While listening to incongruent stimuli, listeners may give more weight to auditory or visual information depending on the relative importance/salience of the two. It is thought that when auditory information is more reliable than the visual information, auditory-oriented percept is elicited. Similarly, when visual information is more reliable than auditory information, a visually-oriented percept is evoked. When both modalities are informative to the same extent, a fusion or a combination percept is elicited. The strength of AV integration can be determined by one modality enhancing the other, one modality biasing the other, or by the creation of strong illusory effects.
Even though McGurk illusion has been considered a robust effect, there is a wide range of variability seen across individuals in literature [
5-
7]. These studies report McGurk effect ranging from zero to hundred percent. However, many of the above-mentioned studies have pooled the responses across all AV consonant combinations irrespective of the consonant class or category, i.e., voiced and unvoiced stops, fricatives, or nasals. However, there is some evidence to show that McGurk effect could be different for different consonant categories such as voiced, unvoiced, fricatives or nasals. Colin, et al. [
8] compared the fusion and combination responses between voiced and unvoiced consonants and showed that combination responses were significantly more in unvoiced compared to voiced consonants. There was no difference between the two consonant classes in terms of fusion responses. However, MacDonald and McGurk [
9] reported higher fusion percepts for voiced incongruent AV stimuli than with no differences in combination responses for voiced and unvoiced AV stimuli. Contrary to this, more fusion percepts were reported for unvoiced consonants than voiced consonants by Sekiyama and Tokura [
10]. However, the motive of these studies were not to compare the McGurk percept among different consonant classes. Moreover, all these studies have been carried out on Western/Japanese listeners. A considerable amount of evidence suggests that linguistic structure of language modulates the McGurk percepts in terms of frequency of occurrence [
11,
12]. The occurrence of McGurk illusion has been less studied with respect to Indian languages. Kannada is a Dravidian language spoken in a southern state of India and has a different phonetic characteristics compared to the languages in which McGurk percepts were studied so far.

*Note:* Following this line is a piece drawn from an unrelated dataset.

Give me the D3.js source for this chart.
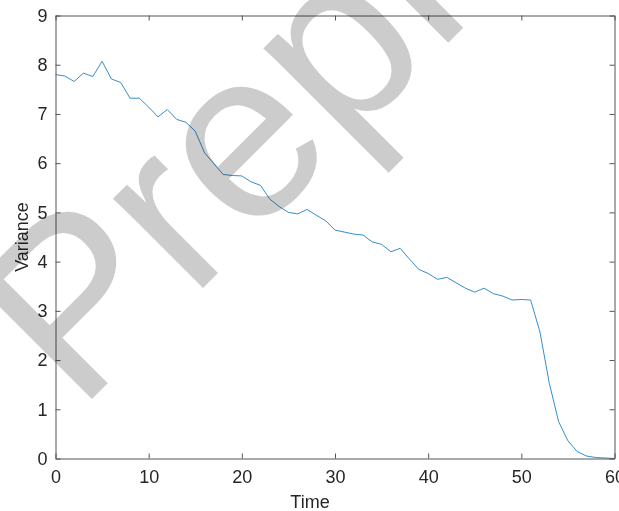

Specifically, Kannada is one among the Indian languages which have a retroflex stop consonant (/ṭ/ & /ḍ/) and a retroflex nasal consonant (/ṇ/) which is not present in many of the other languages of the world [
13]. These inherent differences in the phonetic structure of the language might influence the perception of AV syllables differentially compared to other languages where McGurk perception has been evaluated. Evaluating AV perception across different consonant combinations will allow us to infer the effect of inherent properties of acoustic and visual signals on perception of amount of fusion or McGurk responses. Thus, the primary aim of the study was to compare the amount of McGurk responses across three different consonant combinations: 1) /ba/ & /ga/ (voiced stops), 2) /pa/ & /ka/ (unvoiced stops), and 3) /ma/ & /ṇa/ (nasals) in participants who speak Kannada language. We hypothesize that the amount of McGurk effect would vary across these consonant combinations due to different acoustic properties and visibility of the syllables according to the weightage given to specific modality. Due to large amount of variability seen in the McGurk responses some of the recent studies have used different criteria to consider presence of McGurk effect in participants. For example, Benoit, et al. [
5] have considered participants with more than 50% McGurk responses, whereas Roa Romero, et al. [
14] included participants having more than 15% McGurk responses to understand the neural dynamics of McGurk effect. Similarly, Venezia, et al. [
15] and van Wassenhove, et al. [
3] considered more than 25% and 40% McGurk responses respectively to evaluate temporal dependencies of McGurk effect. However, there are no consensus among the studies in defining the criteria, which is arbitrarily selected varying across different studies. Therefore, we considered classifying the participants more statistically using cluster analysis, also considering the auditory oriented responses which is more data-driven. However, although there are not many studies using cluster analysis in AV perception, few speech and language perception studies have used cluster analysis in classifying [
16]. In addition, this study also assessed whether there is any relationship between unimodal identification of consonants (auditory alone and visual alone) and the fusion responses in Kannada. Earlier studies have demonstrated that the identification accuracy of unisensory components is reflected into audiovisual speech perception [
10,
17,
18]. Therefore, it is important to consider unisensory perception as well. Studies have shown that the perception of fusion responses largely depends on the clarity of visual components even though the McGurk stimuli were of a fusion type [
19,
20]. The models of AV integration argue that extracting information from unimodal signals is important, which modulates the perception of fusion responses [
21,
22]. Although the visual properties of the bilabials are similar across all the three consonant combinations, the visual properties of velars (/ga/ & /ka) and retroflex (/ṇa/) are different. When the acoustic properties of these syllables are considered, each of the syllable have unique characteristics. The retroflex nasal (/ṇa/) syllable is unique to the Kannada language, which is absent in most of the Indian languages too. Hence, we hypothesize that the inherent acoustic and visual characteristics of each syllable should have differential effect on the identification of unimodal stimulus and also should these effects be inferred to the amount of McGurk effect perceived. Thus, we evaluated how the unimodal identification of these consonants would be modulating the amount of McGurk responses for these consonant combinations.